Si susseguono nell’affabulazione di Girino, drammaturgo soldato, co-protagonista e narratore, episodi drammatici e fantastici d’incomparabile suggestione, come la scena della fuga su una zattera di Wang Dan, che mette al mondo la figlia nelle acque del fiume (altro potente simbolo della Cina), sfuggendo alla ginecologa decisa a impedire la nascita illegale, o dell’aggressione di migliaia di rane contro la ginecologa stessa, spettrale e immaginosa nemesi di altrettanti feti soppressi. Il vagito del neonato e il gracidio dell’anfibio si confondono – il carattere di «bambino» e di «rana» in cinese sono omofoni – così come si confondono (accade spesso nella narrativa di Mo Yan) uomini e animali, tanto che questo romanzo è stato definito «biopolitico» dal sinologo sino-francese Zhang Yinde.
Bulimico è il romanzo stesso nella ridda di riferimenti intertestuali disseminati in una struttura ibrida – nel solco del mito-realismo (termine coniato dallo scrittore Yan Lianke), ma anche del tradizionale concetto dell’illusorietà del reale: «alcuni degli eventi non sono accaduti nella realtà, ma si sono verificati nella mia mente. Per questo per me sono tutti veri». Metanarrativa nel suo indagare il «legame tra sogno e creazione artistica», tra (pro)creazione umana e letteraria, l’opera si fa riflessiva denuncia alludendo allo scandalo della melamina nel latte per neonati, ai mortali roghi nelle città-fabbriche, ai privilegi e alla corruttela di ricchi e potenti in grado di aggirare i vincoli della pianificazione grazie al denaro o al ricorso a uteri in affitto. Mo Yan non tralascia nemmeno l’ossessione novecentesca del rapporto tra Cina e occidente, meditando sulle radici perdute: «Nelle zone di recente sviluppo come la nostra, elementi stranieri e locali si mescolano come il fango e la sabbia trasportati da un fiume, rendono difficile distinguere il bello dal brutto, il giusto dallo sbagliato.»
Il pastiche culturale si riflette nel pastiche linguistico orchestrato dallo scrittore tra discorso maoista e polifonia postmoderna, come nella musica dell’Opera di Pechino, una melodia di suoni e voci ora stridenti e acuti ora tambureggianti, commoventi ma violentemente satirici e un ritmo indiavolato, che la traduzione di Patrizia Liberati riesce sagacemente a conservare, insieme al linguaggio ipersensoriale, turgido, che caratterizza lo stile di Mo Yan, qui con un taglio più realistico e sorvegliato.

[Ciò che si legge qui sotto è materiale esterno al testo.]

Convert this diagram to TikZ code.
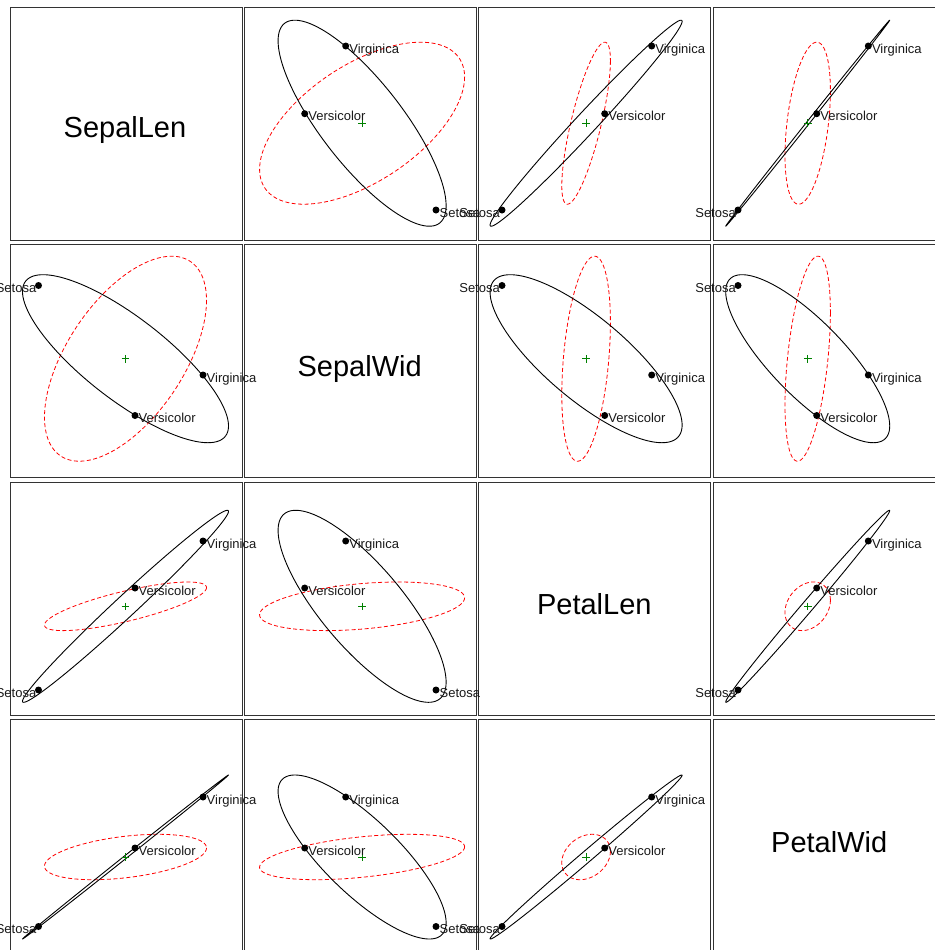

Le contraddizioni della storia cinese si agitano nel testo senza trovare una pacificazione, così come sembrano rimanere irrisolte le contraddizioni dello stesso Mo Yan, che pure conferma pienamente in questa opera, una delle più riuscite, il suo visionario talento e la capacità della grande letteratura di incarnare proprio tali antinomie. La scelleratezza di scelte politiche di così grave e profonda portata, pur suscitando l’accorata riflessione dell’autore, sembra sfumare nella ricerca ultima di una risposta religiosa al problema, eludendo – come sostengono alcuni critici cinesi – le autentiche responsabilità della politica e delle autorità. Come in una tragedia classica, la zia cerca nell’epilogo una redenzione di tipo religioso: l’episodio onirico delle rane si muta in conversione e consolatoria appare la figura dello scultore di bambini di creta. Mo Yan evoca il culto popolare della dea Niangniang, «elargitrice di figli», mentre di tono cristiano suona l’espiatoria confessione di Girino, che ha indirettamente causato la morte della prima moglie inducendola a abortire: «ogni bambino è unico e insostituibile. Potrà mai essere lavato il sangue che imbratta le mie mani? Potrà mai trovare redenzione la mia anima torturata dalla colpa?» Senso di colpa e responsabilità, così come la possibilità di riscatto, sembrano riservati ai singoli individui che si fanno carico di tale fardello storico. Mo Yan non assolve tutta la società e i suoi leader, tuttavia lascia aperto e paradossale l’esito della sua riflessione, quando nel finale la zia mormora: «Si può dire che non ho commesso atrocità… ma quelle cose che ho fatto… non lo sono?»
«Questa è la Storia e, per la Storia, il fine giustifica i mezzi» scrive sardonicamente Girino al suo interlocutore epistolare, il figlio di un ufficiale giapponese, che in qualche modo incarna il mondo occidentale al quale Mo Yan tenta di spiegare l’enorme paradosso cinese. E lo fa, anche, tramite le parole che definiscono uno dei personaggi più tragici del romanzo, la giovane madre in affitto Chen Mei, deturpata dal grande incendio in fabbrica: «Un orribile bozzolo che custodisce al suo interno una vita meravigliosa».